Embedding fluid physics into a deep graph framework addressed key limitations of purely statistical and purely mechanistic approaches by explicitly modeling local advection/diffusion and softly enforcing mass conservation/continuity. This yielded better extrapolation to unmonitored locations, more stable temporal dynamics, and spatially continuous fields that reflect physical transport, particularly for inert pollutants with strong regional transport. The approach outperformed coarse reanalysis and was competitive with or superior to high-resolution mechanistic modeling for capturing observed variability. The national 1-km daily surfaces enabled more reliable population-weighted statistics and trend analyses, revealing broad declines in most pollutants associated with clean air actions, contrasted by rising ozone likely linked to meteorology and precursor chemistry. The framework’s inductive GCN design and physics-informed loss promote generalization, and concatenation with residual/attention layers mitigates GC over-smoothing while capturing local sources, chemistry, and deposition.
The study introduces a physics-inspired hybrid deep graph model that integrates multilevel graph convolutions with a residual deep network and a PDE-based soft constraint to produce fine-scale (1 km, daily) multi-pollutant air quality estimates with improved generalization and physical consistency. Across China (2015–2018), the method outperformed diverse machine learning baselines and reanalysis products, accurately reconstructing major pollution episodes and national AQI trends. Contributions include: (1) a meshfree, inductive GCN that simulates local transport; (2) physics-informed loss enforcing continuity/mass conservation; (3) a coupled architecture capturing sources, chemistry, and deposition; and (4) robust extrapolation at unobserved sites. Future directions include explicitly incorporating vertical processes as measurements become available, integrating improved or dynamic emissions inventories, coupling with scenario-based climate and emissions trajectories for forecasting, and extending to other regions and pollutants with transfer learning.

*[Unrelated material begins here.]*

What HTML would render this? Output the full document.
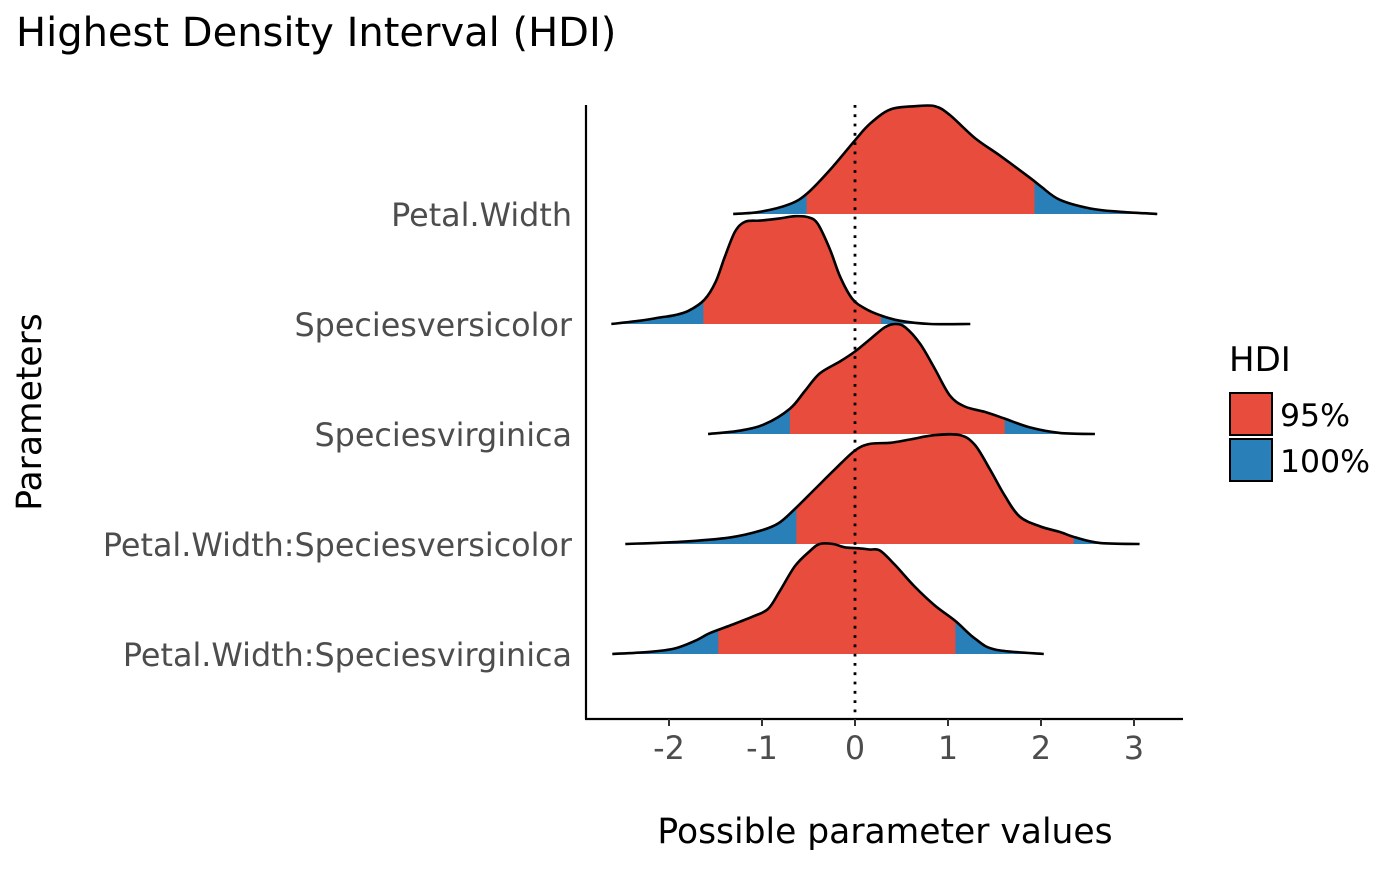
<!DOCTYPE html>
<html><head><meta charset="utf-8"><style>
body{margin:0;background:#fff}
svg text{font-family:"DejaVu Sans","Liberation Sans",sans-serif}
</style></head><body>
<svg id="chart" width="1400" height="866" viewBox="0 0 1400 866">
<text x="16" y="46" font-size="40" fill="#000">Highest Density Interval (HDI)</text>
<g id="plot"></g>
<line x1="586" y1="105" x2="586" y2="719" stroke="#000" stroke-width="2.2"/>
<line x1="585" y1="719" x2="1183" y2="719" stroke="#000" stroke-width="2.2"/>
<g id="xticks"></g>
<g id="ylabels"></g>
<text x="885" y="843" font-size="34.5" text-anchor="middle" fill="#000">Possible parameter values</text>
<text transform="translate(41,412) rotate(-90)" font-size="34.5" text-anchor="middle" fill="#000">Parameters</text>
<g>
<text x="1229" y="371" font-size="34" fill="#000">HDI</text>
<rect x="1230" y="393" width="42" height="42" fill="#E74C3C" stroke="#000" stroke-width="2"/>
<text x="1280" y="426" font-size="31.5" fill="#000">95%</text>
<rect x="1230" y="439" width="42" height="42" fill="#2980B9" stroke="#000" stroke-width="2"/>
<text x="1280" y="472" font-size="31.5" fill="#000">100%</text>
</g>
</svg>
<script>
const categories=["Petal.Width","Speciesversicolor","Speciesvirginica","Petal.Width:Speciesversicolor","Petal.Width:Speciesvirginica"];
const xTicks=[-2,-1,0,1,2,3];
const hdiLow=[-0.52,-1.63,-0.70,-0.63,-1.47];
const hdiHigh=[1.93,0.28,1.61,2.35,1.08];
const xs0=[-1.31,-1.02,-0.70,-0.51,-0.27,0,0.16,0.38,0.65,0.86,1.02,1.29,1.56,1.88,2.0,2.2,2.53,2.85,3.25];
const ds0=[0,.02,.09,.19,.40,.67,.82,.95,.98,.98,.90,.69,.53,.33,.25,.13,.05,.02,0];
const xs1=[-2.62,-2.31,-2.09,-1.94,-1.79,-1.62,-1.5,-1.4,-1.29,-1.18,-1.02,-0.81,-0.645,-0.5,-0.40,-0.27,-0.16,-0.03,0.11,0.27,0.48,0.81,1.24];
const ds1=[0,.03,.06,.08,.12,.22,.38,.61,.84,.93,.94,.96,.98,.97,.91,.68,.43,.23,.14,.08,.03,0,0];
const xs2=[-1.58,-1.24,-0.97,-0.70,-0.54,-0.38,-0.16,0,0.16,0.32,0.43,0.54,0.70,0.86,1.02,1.18,1.4,1.61,1.88,2.2,2.58];
const ds2=[0,.03,.09,.23,.39,.55,.66,.75,.86,.97,1.0,.97,.82,.59,.35,.25,.20,.14,.06,.01,0];
const xs3=[-2.47,-1.88,-1.34,-1.02,-0.82,-0.645,-0.43,-0.215,0,0.16,0.38,0.59,0.86,1.13,1.29,1.45,1.61,1.77,1.99,2.2,2.37,2.63,3.06];
const ds3=[0,.02,.06,.12,.19,.32,.50,.68,.85,.91,.92,.95,.99,.99,.90,.68,.44,.25,.16,.11,.06,0.01,0];
const xs4=[-2.61,-2.2,-1.94,-1.72,-1.56,-1.34,-1.10,-0.935,-0.81,-0.645,-0.48,-0.38,-0.235,-0.11,0.05,0.16,0.27,0.43,0.645,0.86,1.08,1.29,1.51,2.03];
const ds4=[0,.02,.05,.12,.19,.26,.34,.41,.57,.80,.94,1.0,1.0,.97,.96,.95,.94,.81,.61,.44,.30,.14,.04,0];
const seriesX=[xs0,xs1,xs2,xs3,xs4];
const seriesD=[ds0,ds1,ds2,ds3,ds4];

const NS="http://www.w3.org/2000/svg";
const xScale=v=>855+93*v;
const yBase=i=>214+110*i;
const hScale=d=>110*d;
function mk(t,a,p){const e=document.createElementNS(NS,t);for(const k in a)e.setAttribute(k,a[k]);p.appendChild(e);return e;}
function smooth(pts){let d=`M${pts[0][0]},${pts[0][1]}`;
 for(let i=0;i<pts.length-1;i++){const p0=pts[Math.max(0,i-1)],p1=pts[i],p2=pts[i+1],p3=pts[Math.min(pts.length-1,i+2)];
 const c1=[p1[0]+(p2[0]-p0[0])/6,p1[1]+(p2[1]-p0[1])/6],c2=[p2[0]-(p3[0]-p1[0])/6,p2[1]-(p3[1]-p1[1])/6];
 d+=`C${c1[0]},${c1[1]} ${c2[0]},${c2[1]} ${p2[0]},${p2[1]}`;}return d;}
const plot=document.getElementById('plot');
const defs=mk('defs',{},plot);
categories.forEach((c,i)=>{
 const b=yBase(i);
 const pts=seriesX[i].map((x,j)=>[xScale(x),b-hScale(seriesD[i][j])]);
 const line=smooth(pts);
 const area=line+`L${pts[pts.length-1][0]},${b}L${pts[0][0]},${b}Z`;
 const cp=mk('clipPath',{id:'cp'+i},defs);
 mk('rect',{x:xScale(hdiLow[i]),y:b-200,width:xScale(hdiHigh[i])-xScale(hdiLow[i]),height:200},cp);
 const g=mk('g',{},plot);
 
 
 const a1=mk('path',{d:area,fill:'#2980B9'},g);
 
 
 const a2=mk('path',{d:area,fill:'#E74C3C','clip-path':`url(#cp${i})`},g);
 
 
 const l=mk('path',{d:line,fill:'none',stroke:'#000','stroke-width':2.6},g);
 
 
 const yl=document.getElementById('ylabels');
 const t=mk('text',{x:572,y:b+12,'font-size':31.8,'text-anchor':'end',fill:'#4d4d4d'},yl);
 t.textContent=c;
 
 
});
const zl=mk('line',{x1:xScale(0),y1:105,x2:xScale(0),y2:719,stroke:'#000','stroke-width':2.8,'stroke-dasharray':'2.8 6.5'},plot);


const xt=document.getElementById('xticks');
xTicks.forEach(v=>{
 const tk=mk('line',{x1:xScale(v),y1:719,x2:xScale(v),y2:726,stroke:'#333','stroke-width':2},xt);
 
 
 const t=mk('text',{x:xScale(v),y:759,'font-size':31.8,'text-anchor':'middle',fill:'#4d4d4d'},xt);
 t.textContent=v;
 
 
});
</script>
</body></html>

The model explicitly simulates only horizontal (2-D) advection and diffusion due to lack of vertical concentration measurements; vertical processes are approximated via proxies (e.g., PBL height, vertical meteorology). Emission inventories and reanalysis inputs can be uncertain or coarse, potentially affecting inputs to the model. Graph convolutions risk over-smoothing (partially mitigated by residual and attention layers). Training and national prediction are computationally intensive (multi-day runtimes with GPUs).